Cuts to benefits and bump in worker and taxpayer contributions part of PERA reform proposal
Details need to be worked out, Democrats say, but they are committed to addressing financial woes of PERA pension
Public workers would be required to pay a little more toward their retirement as part of a long-awaited reform package unveiled by lawmakers on Wednesday aimed at putting the state’s public employee pension plan on a more sustainable path.
The proposed changes to the Public Employees’ Retirement Association, or PERA, pension would cut benefits for retirees and increase contributions from workers and employers. The proposal is part of a larger effort at the state Capitol this year to reform the pension that serves about 585,000 members—including teachers, city workers and state employees.
The pension plan has a $32 billion to $50 billion unfunded liability, which means PERA currently does not have enough money to pay out current and future benefits to all its members.

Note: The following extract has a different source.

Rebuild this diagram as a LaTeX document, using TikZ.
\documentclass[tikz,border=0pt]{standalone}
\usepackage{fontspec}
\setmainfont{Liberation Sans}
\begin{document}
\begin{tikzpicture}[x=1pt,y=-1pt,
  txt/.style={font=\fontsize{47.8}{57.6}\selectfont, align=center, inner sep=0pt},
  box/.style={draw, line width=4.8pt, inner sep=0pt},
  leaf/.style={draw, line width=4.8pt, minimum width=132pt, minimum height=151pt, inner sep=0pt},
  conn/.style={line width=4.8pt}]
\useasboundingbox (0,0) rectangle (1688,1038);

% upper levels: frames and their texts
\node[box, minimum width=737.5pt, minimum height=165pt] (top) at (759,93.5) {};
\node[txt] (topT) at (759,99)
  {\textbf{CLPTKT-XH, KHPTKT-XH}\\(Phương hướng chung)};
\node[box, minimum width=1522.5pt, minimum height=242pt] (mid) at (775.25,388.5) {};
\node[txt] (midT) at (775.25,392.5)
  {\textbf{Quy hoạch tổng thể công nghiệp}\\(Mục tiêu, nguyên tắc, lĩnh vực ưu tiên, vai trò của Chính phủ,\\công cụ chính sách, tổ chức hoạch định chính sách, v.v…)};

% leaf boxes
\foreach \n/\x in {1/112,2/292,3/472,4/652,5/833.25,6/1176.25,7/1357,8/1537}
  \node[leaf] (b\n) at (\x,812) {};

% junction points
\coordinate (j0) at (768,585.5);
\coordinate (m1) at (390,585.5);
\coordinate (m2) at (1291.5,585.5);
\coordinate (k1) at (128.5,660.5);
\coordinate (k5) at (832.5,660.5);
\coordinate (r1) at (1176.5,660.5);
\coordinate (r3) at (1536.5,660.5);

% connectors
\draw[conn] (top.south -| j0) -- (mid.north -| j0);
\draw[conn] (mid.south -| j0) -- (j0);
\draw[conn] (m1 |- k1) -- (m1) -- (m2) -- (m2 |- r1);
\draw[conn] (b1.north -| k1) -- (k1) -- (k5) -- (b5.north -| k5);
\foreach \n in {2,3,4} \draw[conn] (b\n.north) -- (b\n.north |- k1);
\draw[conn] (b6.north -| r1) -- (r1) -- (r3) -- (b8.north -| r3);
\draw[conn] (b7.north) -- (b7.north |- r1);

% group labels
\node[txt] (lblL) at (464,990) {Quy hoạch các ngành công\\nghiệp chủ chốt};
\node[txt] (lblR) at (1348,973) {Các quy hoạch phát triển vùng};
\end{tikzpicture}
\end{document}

And in the event of another economic downturn, PERA could be unable to pay benefits to retirees. The reason for this dilemma, PERA says, is that members are living longer than anticipated and the expected rate of return on pension investments was recently adjusted down, resulting in less money for the fund.

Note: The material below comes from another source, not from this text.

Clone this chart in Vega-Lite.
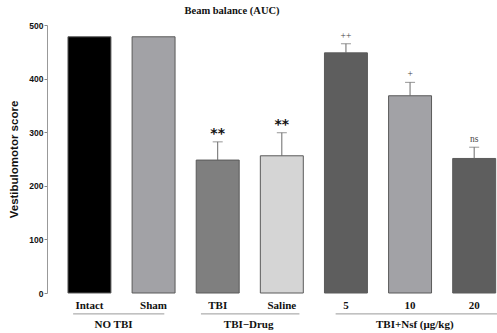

The bill has bipartisan sponsorship from Sen. Jack Tate, R-Centennial and House Majority Leader KC Becker, D-Boulder, and borrows many ideas from the Hickenlooper administration’s proposed budget and the PERA Board of Trustees proposal released last September.
But despite a bipartisan commitment, both parties will raise concerns as the bill is debated in coming weeks.
For Democrats, they are already opposed to a provision that expands an option for public employees to enroll in a 401(k)-style defined-contribution plan, which is currently only offered to state employees. This is a key concession that more conservative Republicans have repeatedly called for as part of any reform package.
“When people have a choice, we believe there is a higher level of satisfaction,” Tate told reporters at the Capitol on Wednesday.
Democrats, however, want to safeguard the defined-benefit plan as a perk to being a public employee, especially for teachers during a time of shortfalls in public education funding. They also say it does little to address the issue of the unfunded liability.
Becker said this is a key area of disagreement among members of her caucus.
“They feel that it is the beginning of a deterioration of the defined-benefit plan,” Becker said. “The defined-benefit provides the most secure retirement. No one wants to see the erosion of that.”
Currently, PERA says it would take 78 years to pay off the unfunded liability for the school division and 58 years for the state division. Lawmakers want to move the amortization period to 30 years.
To do this, the bill proposes reducing the cost of living adjustment, or COLA, on retirees’ benefits from the current 2 percent to zero for the next two years. In 2020, it would then go up to 1.25, and could ratchet up or down depending on the financial health of the fund. The bill also increases the retirement age to 65 for most divisions for future and some current employees.
Over the next two years, the proposal asks workers to pitch in an extra three percent of their paycheck and for employers—or taxpayers—to contribute an additional two percent.
It will be difficult for Republicans to support a provision that spends tax money on the fix. But Tate said it is necessary to address the issue of the unfunded liability, which he estimated to be as high as $50 billion.
The bill includes a fail-safe measure that allows contributions and benefits to be adjusted up or down as the financial conditions of the fund change without legislative approval.
Kerrie Dallman, president of the Colorado Education Association, said in a statement she is concerned that weakening PERA benefits will only worsen the state’s teacher shortage.
“This is a critical time to deliver on the promise of teaching as a rewarding career, not weaken the ability of educators to live and work in the communities where they serve children,” Dallman said.
This document compares the differences between the bill and PERA’s proposal
“This legislation follows through on many of the recommendations from the PERA Board,” said Timothy M. O’Brien, chairman of the PERA Board of Trustees, in a statment. “The bill reflects the Board’s desire to preserve the Defined Benefit system, address PERA’s funding, and share the responsibility of cost among members, employers, and retirees.”
The co-sponsors on the bill are Sen. Kevin Priola, R-Henderson, Rep. Dan Pabon, D-Denver, and Sen. Cheri Jahn, I-Wheat Ridge.